The Rolling Stones are, in many ways, the rock 'n' roll equivalent of glaciers. Ancient and huge, they don't move particularly quickly, but virtually every slight movement can seem like a major change in the landscape. Such was the case at the band's sold-out Madison Square Garden show.
The Rolling Stones are, in many ways, the rock ‘n’ roll equivalent of glaciers. Ancient and huge, they don’t move particularly quickly, but virtually every slight movement can seem like a major change in the landscape. Such was the case at the band’s sold-out Madison Square Garden show — the first of three Gotham-area gigs. For the most part, the Stones stuck to basics, peppering the two-hour gig with just about every “must” in their catalog and delivering those tunes with minimal deviation from the versions that play on the average fan’s mental jukebox.
There were moments, however, when the band, without tossing the script out the window entirely, gave cause for pause. A troika of tunes from the seminal “Exile on Main Street” album did just that, with Mick Jagger coaxing more palpable emotion out of “Loving Cup” than on the recorded version and Keith Richards veining “Tumbling Dice” with impressively abrasive flecks of blues guitar.

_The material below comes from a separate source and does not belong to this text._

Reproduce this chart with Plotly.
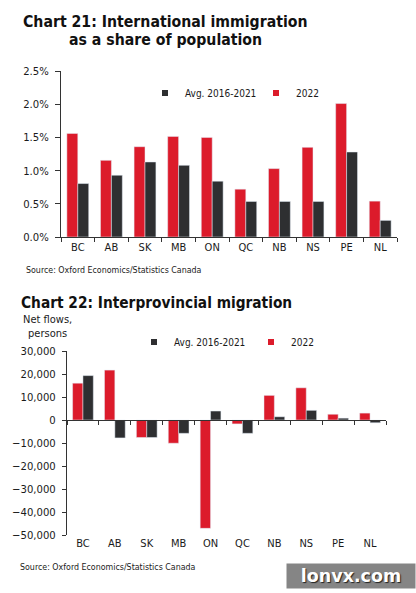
import plotly.graph_objects as go

# ---------------- data ----------------
provinces = ["BC", "AB", "SK", "MB", "ON", "QC", "NB", "NS", "PE", "NL"]
imm_2022 = [1.56, 1.155, 1.36, 1.515, 1.50, 0.72, 1.03, 1.35, 2.01, 0.54]
imm_avg = [0.805, 0.93, 1.13, 1.08, 0.84, 0.535, 0.535, 0.535, 1.28, 0.25]
mig_2022 = [16000, 21700, -7600, -10100, -47100, -1700, 10700, 14000, 2500, 3000]
mig_avg = [19300, -7800, -7600, -5800, 3900, -5800, 1400, 4200, 800, -1200]
name_avg = "Avg. 2016-2021"
name_new = "2022"

# ---------------- style ----------------
W, H = 416, 593
RED = "#dc1b2b"
BLACK = "#2e2f31"
AXIS = "#333333"
TXT = "#1a1a1a"
FONT = "DejaVu Sans Condensed, DejaVu Sans, sans-serif"


def px(x):
    return x / W


def py(y):
    return 1 - y / H


y1_dom = [py(237), py(71)]
y2_dom = [py(535), py(351)]
y2_range = [-50000, 30000]
zero_pos = y2_dom[0] + (0 - y2_range[0]) / (y2_range[1] - y2_range[0]) * (y2_dom[1] - y2_dom[0])

fig = go.Figure()

# chart 21 bars
fig.add_trace(go.Bar(x=provinces, y=imm_2022, marker_color=RED, name=name_new,
                     showlegend=False, xaxis="x", yaxis="y"))
fig.add_trace(go.Bar(x=provinces, y=imm_avg, marker_color=BLACK, name=name_avg,
                     showlegend=False, xaxis="x", yaxis="y"))
# chart 22 bars
fig.add_trace(go.Bar(x=provinces, y=mig_2022, marker_color=RED, name=name_new,
                     showlegend=False, xaxis="x2", yaxis="y2"))
fig.add_trace(go.Bar(x=provinces, y=mig_avg, marker_color=BLACK, name=name_avg,
                     showlegend=False, xaxis="x2", yaxis="y2"))
# zero-line axis carrier for chart 22
fig.add_trace(go.Scatter(x=provinces, y=[None] * len(provinces), mode="markers",
                         showlegend=False, hoverinfo="skip", xaxis="x3", yaxis="y2"))

# legend entries (small square markers)
for leg, xa, ya in [("legend", "x", "y"), ("legend2", "x2", "y2")]:
    fig.add_trace(go.Scatter(x=[None], y=[None], mode="markers", name=name_avg,
                             marker=dict(symbol="square", size=6, color=BLACK),
                             legend=leg, xaxis=xa, yaxis=ya, hoverinfo="skip"))
    fig.add_trace(go.Scatter(x=[None], y=[None], mode="markers", name=name_new,
                             marker=dict(symbol="square", size=6, color=RED),
                             legend=leg, xaxis=xa, yaxis=ya, hoverinfo="skip"))

cat_axis = dict(type="category", categoryorder="array", categoryarray=provinces,
                range=[-0.5, len(provinces) - 0.5], showgrid=False, zeroline=False,
                tickfont=dict(family=FONT, size=11, color=TXT), fixedrange=True)

legend_common = dict(orientation="h", xanchor="left", yanchor="middle",
                     bgcolor="rgba(0,0,0,0)", font=dict(family=FONT, size=10, color=TXT),
                     itemclick=False, itemdoubleclick=False, entrywidthmode="pixels")

fig.update_layout(
    width=W, height=H,
    margin=dict(l=0, r=0, t=0, b=0),
    paper_bgcolor="white", plot_bgcolor="white",
    barmode="group", bargap=0.35, bargroupgap=0,
    font=dict(family=FONT, color=TXT),
    showlegend=True,
    legend=dict(x=px(145), y=py(93), entrywidth=66, **legend_common),
    legend2=dict(x=px(134), y=py(342), entrywidth=72, **legend_common),
    xaxis=dict(domain=[px(61), px(397)], anchor="y", showline=True, linecolor=AXIS,
               linewidth=1, ticks="outside", tickson="boundaries", ticklen=4,
               tickcolor=AXIS, automargin=False, **cat_axis),
    yaxis=dict(domain=y1_dom, anchor="x", range=[0, 2.5], dtick=0.5, tick0=0,
               tickformat=".1f", ticksuffix="%", showline=True, linecolor=AXIS,
               linewidth=1, ticks="outside", ticklen=5, tickcolor=AXIS,
               ticklabelstandoff=4,
               showgrid=False, zeroline=False, automargin=False, fixedrange=True,
               tickfont=dict(family=FONT, size=11.2, color=TXT)),
    xaxis2=dict(domain=[px(67), px(386)], anchor="y2", showline=False, ticks="",
                automargin=False, **cat_axis),
    xaxis3=dict(overlaying="x2", anchor="free", position=zero_pos, showline=True,
                linecolor=AXIS, linewidth=1, ticks="outside", tickson="boundaries",
                ticklen=4, tickcolor=AXIS, showticklabels=False,
                **{k: v for k, v in cat_axis.items() if k != "tickfont"}),
    yaxis2=dict(domain=y2_dom, anchor="x2", range=y2_range, dtick=10000, tick0=0,
                tickformat=",d", showline=True, linecolor=AXIS, linewidth=1,
                ticks="outside", ticklen=4, tickcolor=AXIS, ticklabelstandoff=4,
                showgrid=False, zeroline=False, automargin=False, fixedrange=True,
                tickfont=dict(family=FONT, size=11.2, color=TXT)),
)

annotations = [
    dict(x=px(165.5), y=py(21.5), xanchor="center", yanchor="middle",
         text="<b>Chart 21: International immigration</b>",
         font=dict(family=FONT, size=15.7, color="#111111")),
    dict(x=px(165.5), y=py(39.5), xanchor="center", yanchor="middle",
         text="<b>as a share of population</b>",
         font=dict(family=FONT, size=15.7, color="#111111")),
    dict(x=px(24), y=py(270), xanchor="left", yanchor="middle",
         text="Source: Oxford Economics/Statistics Canada",
         font=dict(family=FONT, size=8.8, color=TXT)),
    dict(x=px(19), y=py(303), xanchor="left", yanchor="middle",
         text="<b>Chart 22: Interprovincial migration</b>",
         font=dict(family=FONT, size=15.3, color="#111111")),
    dict(x=px(47.5), y=py(326), xanchor="center", yanchor="middle", align="center",
         text="Net flows,<br>persons", font=dict(family=FONT, size=11, color=TXT)),
    dict(x=px(18), y=py(567), xanchor="left", yanchor="middle",
         text="Source: Oxford Economics/Statistics Canada",
         font=dict(family=FONT, size=8.8, color=TXT)),
    dict(x=px(351), y=py(575.5), xanchor="center", yanchor="middle",
         text="<b>lonvx.com</b>", bgcolor="#858585", borderpad=2, width=124,
         font=dict(family="DejaVu Sans, sans-serif", size=17.5, color="white",
                   shadow="1px 1px 1px #222222")),
]
for a in annotations:
    a.update(xref="paper", yref="paper", showarrow=False)
fig.update_layout(annotations=annotations)

fig.write_html("out.html", config={"displayModeBar": False},
               post_script="document.body.style.margin='0';document.body.style.overflow='hidden';")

The blues aspect of the Stones’ formula was played up throughout the set, far more so than on tours of the recent past. A version of Muddy Waters’ “Mannish Boy” harked back to the band’s roots, while an understated “Wild Horses” demonstrated that those roots bore some fascinating fruit in later years.
At other times, the group seemed content to simply go through the motions: “It’s Only Rock ‘n’ Roll” was dispatched in a manner perfunctory enough to cast plenty of doubt on the “but I like it” subtext, and “Shattered” simply never gelled, its stuttering rhythms and scratchy riffs bouncing off each other rather than coming together.
Although stretching out has never been the band’s strongest suit, both Richards and Ron Wood delivered knockout punches on the more extended numbers, especially “Can’t You Hear Me Knockin’ ” and “Sympathy for the Devil.” An expanded cover of the O’Jays’ “Love Train” was less stellar, proving only that smooth soul is one of the few R&B languages in which the band is not fluent.
Staging was simple, but not threadbare. A giant video screen projected standard Stones-ish imagery — primarily tongues and (female) torsos. The band moved to a smaller second stage for an intimate interlude highlighted by an erotic “Brown Sugar” that retained its dark energy even three decades on.
There’s little left for the Stones to prove at this point, of course, and at times at this show, they played as if they knew it. But there were enough stretches where the old hunger rose to the surface, making it seem like the Rolling Stones are — if not the greatest rock ‘n’ roll band in the world — still a long way from being museum pieces.
The Rolling Stones perform at Los Angeles’ Staples Center on Oct. 31, Anaheim’s Edison Intl. Field Nov. 2 and L.A.’s Wiltern Theater Nov. 4. They return to Madison Square Garden Jan. 17 and 18.